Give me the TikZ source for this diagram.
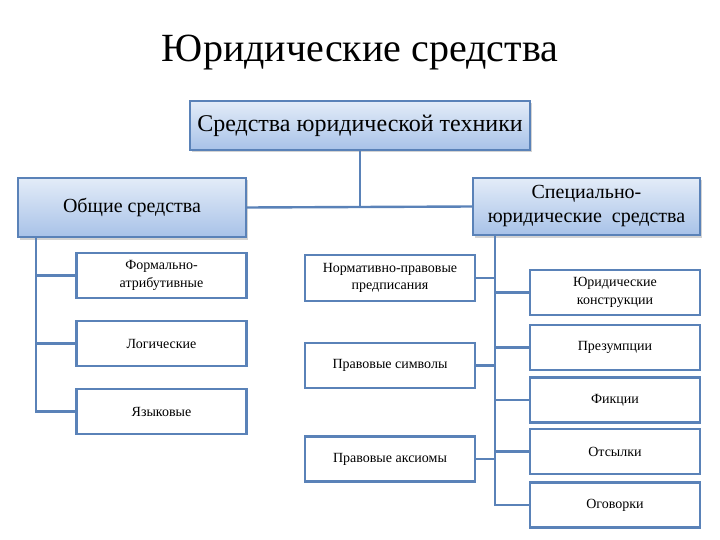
\documentclass[tikz,border=0pt]{standalone}
\usepackage{fontspec}
\setmainfont{Liberation Serif}
\usetikzlibrary{shadows}
\definecolor{lineblue}{HTML}{5A82B8}
\definecolor{gradtop}{HTML}{E3ECF8}
\definecolor{gradbot}{HTML}{A8C2E8}
\tikzset{
  bigbox/.style={draw=lineblue, line width=2.4pt, top color=gradtop, bottom color=gradbot,
    drop shadow={opacity=0.35, shadow xshift=1.5pt, shadow yshift=-2.5pt},
    align=center, inner sep=2pt},
  smallbox/.style={draw=lineblue, line width=2.2pt, fill=white, align=center,
    minimum width=170, minimum height=45, inner sep=2pt,
    font=\fontsize{14}{17.5}\selectfont},
  conn/.style={draw=lineblue, line width=2.4pt}
}
\begin{document}
\begin{tikzpicture}[x=1pt,y=-1pt]
\useasboundingbox (0,0) rectangle (720,540);
\node[font=\fontsize{40}{46}\selectfont] (title) at (360,53) {Юридические средства};

\node[bigbox, minimum width=340, minimum height=49, font=\fontsize{24}{28}\selectfont] (top) at (360,125.5) {Средства юридической техники};
\node[bigbox, minimum width=228, minimum height=59, font=\fontsize{20}{23}\selectfont] (lm) at (132,207.5) {Общие средства};
\node[bigbox, minimum width=227, minimum height=57, font=\fontsize{20}{24}\selectfont] (rm) at (586.5,206.5) {Специально-\\юридические\ \ средства};

\node[smallbox] (l1) at (161.5,275.5) {Формально-\\атрибутивные};
\node[smallbox] (l2) at (161.5,343.5) {Логические};
\node[smallbox] (l3) at (161.5,411.5) {Языковые};

\node[smallbox, minimum height=46] (m1) at (390,278) {Нормативно-правовые\\предписания};
\node[smallbox] (m2) at (390,365.5) {Правовые символы};
\node[smallbox] (m3) at (390,459) {Правовые аксиомы};

\node[smallbox] (r1) at (615,292.5) {Юридические\\конструкции};
\node[smallbox] (r2) at (615,347.5) {Презумпции};
\node[smallbox] (r3) at (615,400) {Фикции};
\node[smallbox] (r4) at (615,451.5) {Отсылки};
\node[smallbox] (r5) at (615,505) {Оговорки};

\coordinate (lv) at ([xshift=19pt]lm.south west);
\coordinate (rv) at ([xshift=23pt]rm.south west);

\draw[conn] (top.south) -- (top.south |- lm.east);
\draw[conn] (lm.east) -- (rm.west);

\draw[conn] (lv) |- (l1.west);
\draw[conn] (lv) |- (l2.west);
\draw[conn] (lv) |- (l3.west);

\draw[conn] (rv) |- (r1.west);
\draw[conn] (rv) |- (r2.west);
\draw[conn] (rv) |- (r3.west);
\draw[conn] (rv) |- (r4.west);
\draw[conn] (rv) |- (r5.west);

\draw[conn] (m1.east) -- (m1.east -| rv);
\draw[conn] (m2.east) -- (m2.east -| rv);
\draw[conn] (m3.east) -- (m3.east -| rv);
\end{tikzpicture}
\end{document}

DESCRIPTION OF THE TASK
Take the listing and print it again exactly, but without any pictures.

CORRECT OUTPUT
Give me the TikZ source for this diagram.
\documentclass[tikz,border=0pt]{standalone}
\usepackage{fontspec}
\setmainfont{Liberation Serif}
\usetikzlibrary{shadows}
\definecolor{lineblue}{HTML}{5A82B8}
\definecolor{gradtop}{HTML}{E3ECF8}
\definecolor{gradbot}{HTML}{A8C2E8}
\tikzset{
  bigbox/.style={draw=lineblue, line width=2.4pt, top color=gradtop, bottom color=gradbot,
    drop shadow={opacity=0.35, shadow xshift=1.5pt, shadow yshift=-2.5pt},
    align=center, inner sep=2pt},
  smallbox/.style={draw=lineblue, line width=2.2pt, fill=white, align=center,
    minimum width=170, minimum height=45, inner sep=2pt,
    font=\fontsize{14}{17.5}\selectfont},
  conn/.style={draw=lineblue, line width=2.4pt}
}
\begin{document}
\begin{tikzpicture}[x=1pt,y=-1pt]
\useasboundingbox (0,0) rectangle (720,540);
\node[font=\fontsize{40}{46}\selectfont] (title) at (360,53) {Юридические средства};

\node[bigbox, minimum width=340, minimum height=49, font=\fontsize{24}{28}\selectfont] (top) at (360,125.5) {Средства юридической техники};
\node[bigbox, minimum width=228, minimum height=59, font=\fontsize{20}{23}\selectfont] (lm) at (132,207.5) {Общие средства};
\node[bigbox, minimum width=227, minimum height=57, font=\fontsize{20}{24}\selectfont] (rm) at (586.5,206.5) {Специально-\\юридические\ \ средства};

\node[smallbox] (l1) at (161.5,275.5) {Формально-\\атрибутивные};
\node[smallbox] (l2) at (161.5,343.5) {Логические};
\node[smallbox] (l3) at (161.5,411.5) {Языковые};

\node[smallbox, minimum height=46] (m1) at (390,278) {Нормативно-правовые\\предписания};
\node[smallbox] (m2) at (390,365.5) {Правовые символы};
\node[smallbox] (m3) at (390,459) {Правовые аксиомы};

\node[smallbox] (r1) at (615,292.5) {Юридические\\конструкции};
\node[smallbox] (r2) at (615,347.5) {Презумпции};
\node[smallbox] (r3) at (615,400) {Фикции};
\node[smallbox] (r4) at (615,451.5) {Отсылки};
\node[smallbox] (r5) at (615,505) {Оговорки};

\coordinate (lv) at ([xshift=19pt]lm.south west);
\coordinate (rv) at ([xshift=23pt]rm.south west);

\draw[conn] (top.south) -- (top.south |- lm.east);
\draw[conn] (lm.east) -- (rm.west);

\draw[conn] (lv) |- (l1.west);
\draw[conn] (lv) |- (l2.west);
\draw[conn] (lv) |- (l3.west);

\draw[conn] (rv) |- (r1.west);
\draw[conn] (rv) |- (r2.west);
\draw[conn] (rv) |- (r3.west);
\draw[conn] (rv) |- (r4.west);
\draw[conn] (rv) |- (r5.west);

\draw[conn] (m1.east) -- (m1.east -| rv);
\draw[conn] (m2.east) -- (m2.east -| rv);
\draw[conn] (m3.east) -- (m3.east -| rv);
\end{tikzpicture}
\end{document}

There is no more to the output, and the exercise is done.